Will you repeat only the lines from the one with "Convert this chart to matplotlib code." through the one with "from matplotlib.patches import Rectangle", both included, leaving every picture out?

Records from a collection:
====================
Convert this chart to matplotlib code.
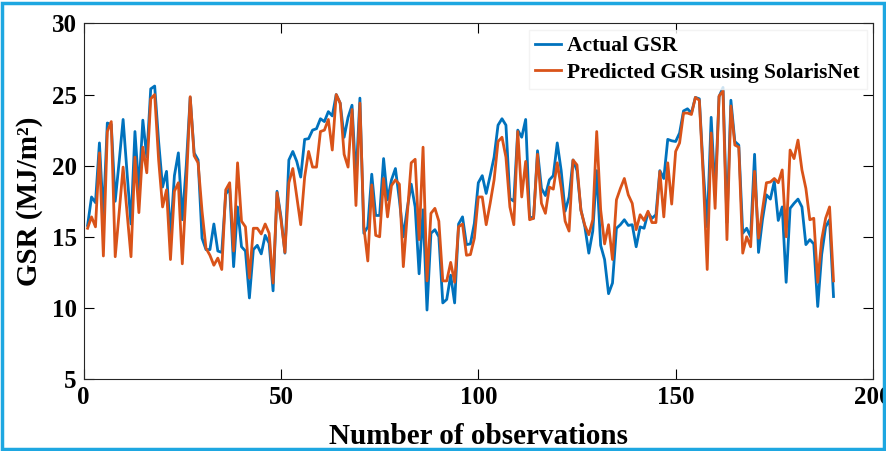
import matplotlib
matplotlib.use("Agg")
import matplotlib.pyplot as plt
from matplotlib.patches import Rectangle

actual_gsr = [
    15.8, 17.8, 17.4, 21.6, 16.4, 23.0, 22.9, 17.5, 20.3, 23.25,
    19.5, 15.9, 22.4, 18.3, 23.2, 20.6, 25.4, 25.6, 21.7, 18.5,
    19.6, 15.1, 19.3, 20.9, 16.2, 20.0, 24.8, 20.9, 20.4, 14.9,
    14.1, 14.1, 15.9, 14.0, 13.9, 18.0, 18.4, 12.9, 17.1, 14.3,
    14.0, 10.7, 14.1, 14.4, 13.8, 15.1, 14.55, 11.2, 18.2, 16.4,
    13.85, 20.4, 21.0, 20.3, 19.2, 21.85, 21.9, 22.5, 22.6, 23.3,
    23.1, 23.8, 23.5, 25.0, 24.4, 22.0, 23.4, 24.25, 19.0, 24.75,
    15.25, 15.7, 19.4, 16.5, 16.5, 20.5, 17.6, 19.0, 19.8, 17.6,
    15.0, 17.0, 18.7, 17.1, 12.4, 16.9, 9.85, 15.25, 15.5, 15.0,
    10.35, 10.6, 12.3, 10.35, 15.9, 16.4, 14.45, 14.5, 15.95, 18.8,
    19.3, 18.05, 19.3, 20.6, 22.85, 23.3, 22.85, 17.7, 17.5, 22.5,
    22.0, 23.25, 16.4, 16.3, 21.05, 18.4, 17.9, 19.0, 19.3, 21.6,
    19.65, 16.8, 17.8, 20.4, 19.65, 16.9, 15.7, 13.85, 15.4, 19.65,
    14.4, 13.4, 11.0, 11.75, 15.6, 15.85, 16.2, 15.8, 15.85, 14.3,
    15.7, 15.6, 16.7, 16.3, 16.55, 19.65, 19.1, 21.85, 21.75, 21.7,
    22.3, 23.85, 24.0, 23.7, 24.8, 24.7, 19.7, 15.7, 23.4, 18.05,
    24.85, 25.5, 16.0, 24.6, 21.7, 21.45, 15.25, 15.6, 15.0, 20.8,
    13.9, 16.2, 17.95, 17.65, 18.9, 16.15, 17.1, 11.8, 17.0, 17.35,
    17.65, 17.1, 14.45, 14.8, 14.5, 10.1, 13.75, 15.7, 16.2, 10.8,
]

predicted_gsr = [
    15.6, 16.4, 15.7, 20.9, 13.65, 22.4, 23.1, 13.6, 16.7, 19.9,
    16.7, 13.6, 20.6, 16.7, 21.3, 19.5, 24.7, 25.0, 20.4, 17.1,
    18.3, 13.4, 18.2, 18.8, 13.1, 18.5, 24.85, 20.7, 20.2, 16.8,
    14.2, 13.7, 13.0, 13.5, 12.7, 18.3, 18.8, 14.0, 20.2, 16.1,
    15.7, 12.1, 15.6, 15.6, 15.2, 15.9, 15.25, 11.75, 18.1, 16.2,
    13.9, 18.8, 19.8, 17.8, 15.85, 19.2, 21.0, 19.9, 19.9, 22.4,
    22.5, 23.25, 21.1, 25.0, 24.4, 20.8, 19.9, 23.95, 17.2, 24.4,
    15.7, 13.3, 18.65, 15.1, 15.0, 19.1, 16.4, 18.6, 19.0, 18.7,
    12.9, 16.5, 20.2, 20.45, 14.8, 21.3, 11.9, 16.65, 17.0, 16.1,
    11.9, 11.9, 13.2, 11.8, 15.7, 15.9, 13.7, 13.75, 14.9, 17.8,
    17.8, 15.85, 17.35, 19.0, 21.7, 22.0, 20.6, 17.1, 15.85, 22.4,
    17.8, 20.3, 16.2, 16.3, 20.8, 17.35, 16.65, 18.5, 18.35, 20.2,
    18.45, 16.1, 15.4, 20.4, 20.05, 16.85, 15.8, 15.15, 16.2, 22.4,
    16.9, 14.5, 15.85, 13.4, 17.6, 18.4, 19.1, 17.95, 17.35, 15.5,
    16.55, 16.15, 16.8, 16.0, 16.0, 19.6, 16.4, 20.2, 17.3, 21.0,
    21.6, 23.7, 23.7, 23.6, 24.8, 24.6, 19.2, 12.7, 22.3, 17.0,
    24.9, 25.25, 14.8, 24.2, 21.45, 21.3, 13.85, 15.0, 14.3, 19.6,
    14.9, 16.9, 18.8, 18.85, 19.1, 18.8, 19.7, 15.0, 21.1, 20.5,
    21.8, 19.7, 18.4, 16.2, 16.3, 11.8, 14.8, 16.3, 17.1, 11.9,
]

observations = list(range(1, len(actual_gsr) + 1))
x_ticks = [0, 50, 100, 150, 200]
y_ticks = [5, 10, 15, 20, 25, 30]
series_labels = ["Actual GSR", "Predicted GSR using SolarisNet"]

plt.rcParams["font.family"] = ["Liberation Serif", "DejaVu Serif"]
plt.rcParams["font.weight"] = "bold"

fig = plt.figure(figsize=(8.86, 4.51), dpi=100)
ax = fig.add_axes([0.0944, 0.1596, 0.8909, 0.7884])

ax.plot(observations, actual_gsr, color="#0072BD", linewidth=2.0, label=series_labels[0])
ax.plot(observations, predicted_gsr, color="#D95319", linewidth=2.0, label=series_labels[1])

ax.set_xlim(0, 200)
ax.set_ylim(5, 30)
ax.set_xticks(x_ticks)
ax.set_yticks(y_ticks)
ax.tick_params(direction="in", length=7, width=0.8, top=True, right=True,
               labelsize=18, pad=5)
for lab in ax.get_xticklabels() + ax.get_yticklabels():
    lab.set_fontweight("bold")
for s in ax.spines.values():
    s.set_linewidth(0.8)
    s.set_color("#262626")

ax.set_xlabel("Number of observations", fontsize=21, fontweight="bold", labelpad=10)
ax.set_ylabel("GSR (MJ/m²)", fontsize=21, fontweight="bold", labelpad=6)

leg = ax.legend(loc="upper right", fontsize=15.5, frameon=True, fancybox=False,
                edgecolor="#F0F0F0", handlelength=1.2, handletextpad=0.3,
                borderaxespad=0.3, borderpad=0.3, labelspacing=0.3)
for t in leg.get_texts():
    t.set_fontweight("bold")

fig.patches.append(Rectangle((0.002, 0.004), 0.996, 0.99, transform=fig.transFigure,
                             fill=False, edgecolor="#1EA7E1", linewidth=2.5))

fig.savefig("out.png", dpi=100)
====================
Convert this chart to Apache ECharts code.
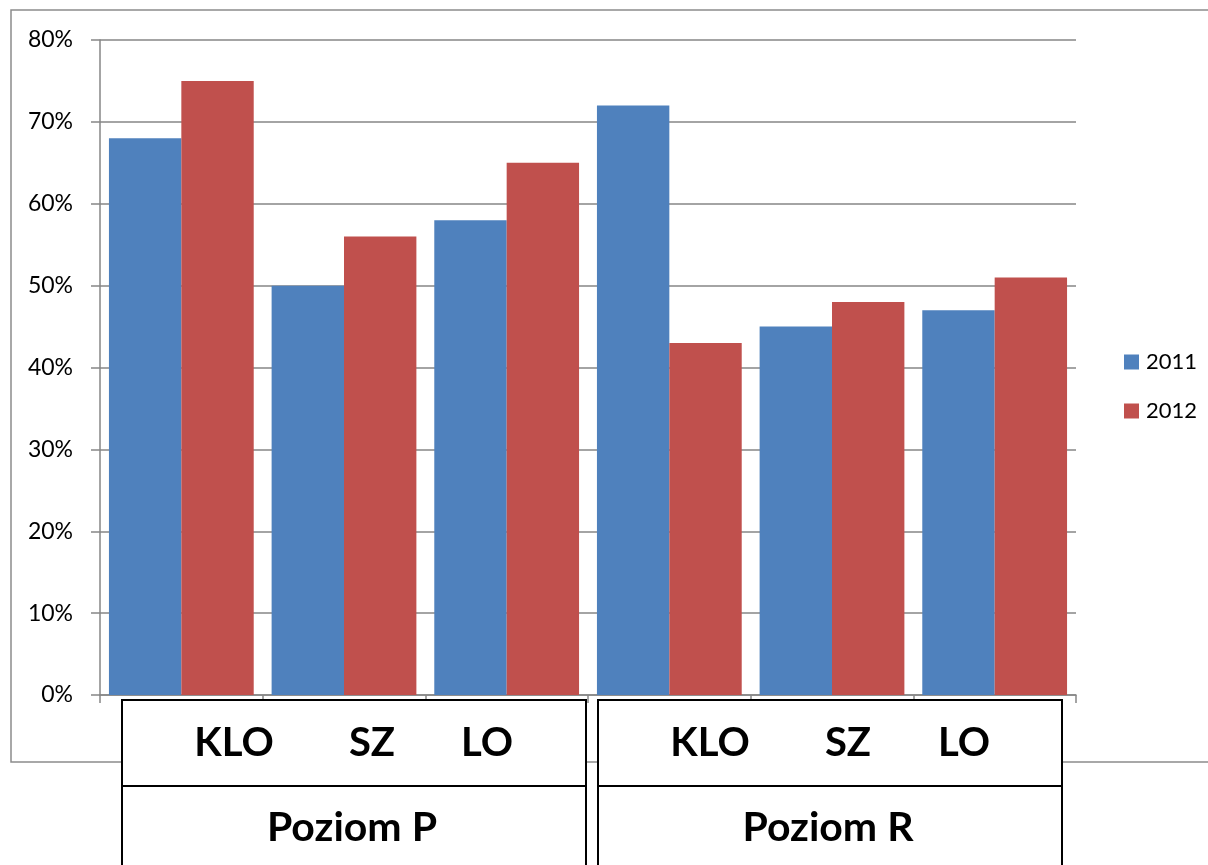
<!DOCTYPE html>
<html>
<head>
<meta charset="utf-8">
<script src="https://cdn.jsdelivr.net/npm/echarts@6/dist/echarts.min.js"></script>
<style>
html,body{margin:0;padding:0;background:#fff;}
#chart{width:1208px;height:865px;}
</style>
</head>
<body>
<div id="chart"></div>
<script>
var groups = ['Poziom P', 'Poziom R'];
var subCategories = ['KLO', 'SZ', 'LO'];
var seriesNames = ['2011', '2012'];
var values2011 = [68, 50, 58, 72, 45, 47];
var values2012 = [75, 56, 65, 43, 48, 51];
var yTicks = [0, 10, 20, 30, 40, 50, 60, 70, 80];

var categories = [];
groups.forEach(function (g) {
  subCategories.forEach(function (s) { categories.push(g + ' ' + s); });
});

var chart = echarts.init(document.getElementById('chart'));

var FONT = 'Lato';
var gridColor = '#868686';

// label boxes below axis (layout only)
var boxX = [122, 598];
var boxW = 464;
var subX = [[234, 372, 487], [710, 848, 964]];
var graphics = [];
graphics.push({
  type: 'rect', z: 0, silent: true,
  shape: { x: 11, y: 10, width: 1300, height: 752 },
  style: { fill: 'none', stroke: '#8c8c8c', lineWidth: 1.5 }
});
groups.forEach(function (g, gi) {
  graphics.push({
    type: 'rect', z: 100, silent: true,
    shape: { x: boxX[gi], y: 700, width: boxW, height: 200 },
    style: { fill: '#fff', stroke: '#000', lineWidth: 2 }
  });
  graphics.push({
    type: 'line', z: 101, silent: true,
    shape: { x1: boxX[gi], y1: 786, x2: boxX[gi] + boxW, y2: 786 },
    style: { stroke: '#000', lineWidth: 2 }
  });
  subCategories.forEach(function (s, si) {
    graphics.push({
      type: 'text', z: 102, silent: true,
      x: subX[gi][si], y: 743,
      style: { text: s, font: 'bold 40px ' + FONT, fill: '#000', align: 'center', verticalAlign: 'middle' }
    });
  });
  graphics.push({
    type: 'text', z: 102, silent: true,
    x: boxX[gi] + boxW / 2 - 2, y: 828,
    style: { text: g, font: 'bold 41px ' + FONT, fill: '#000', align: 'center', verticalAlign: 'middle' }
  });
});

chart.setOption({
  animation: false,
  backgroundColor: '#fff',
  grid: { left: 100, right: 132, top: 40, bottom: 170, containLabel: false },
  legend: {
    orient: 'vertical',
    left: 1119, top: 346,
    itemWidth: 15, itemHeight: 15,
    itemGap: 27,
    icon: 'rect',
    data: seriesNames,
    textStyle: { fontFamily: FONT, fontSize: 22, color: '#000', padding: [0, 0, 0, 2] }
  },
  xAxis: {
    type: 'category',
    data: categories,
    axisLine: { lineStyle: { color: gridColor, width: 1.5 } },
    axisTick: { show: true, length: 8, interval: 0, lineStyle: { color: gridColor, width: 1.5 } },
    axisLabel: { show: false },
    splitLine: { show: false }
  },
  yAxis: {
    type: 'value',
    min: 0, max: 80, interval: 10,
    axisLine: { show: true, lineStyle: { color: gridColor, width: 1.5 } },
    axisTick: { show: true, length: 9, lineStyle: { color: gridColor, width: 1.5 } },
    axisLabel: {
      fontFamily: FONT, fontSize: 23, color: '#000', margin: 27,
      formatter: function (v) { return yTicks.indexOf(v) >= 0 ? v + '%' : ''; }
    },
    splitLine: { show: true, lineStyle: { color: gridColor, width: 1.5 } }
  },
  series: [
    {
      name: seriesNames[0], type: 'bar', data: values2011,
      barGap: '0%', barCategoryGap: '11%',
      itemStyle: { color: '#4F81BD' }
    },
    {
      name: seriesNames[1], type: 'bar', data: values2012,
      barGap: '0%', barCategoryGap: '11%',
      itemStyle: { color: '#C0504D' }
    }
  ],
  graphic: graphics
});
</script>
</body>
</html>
====================
Written solution>
Convert this chart to matplotlib code.
import matplotlib
matplotlib.use("Agg")
import matplotlib.pyplot as plt
from matplotlib.patches import Rectangle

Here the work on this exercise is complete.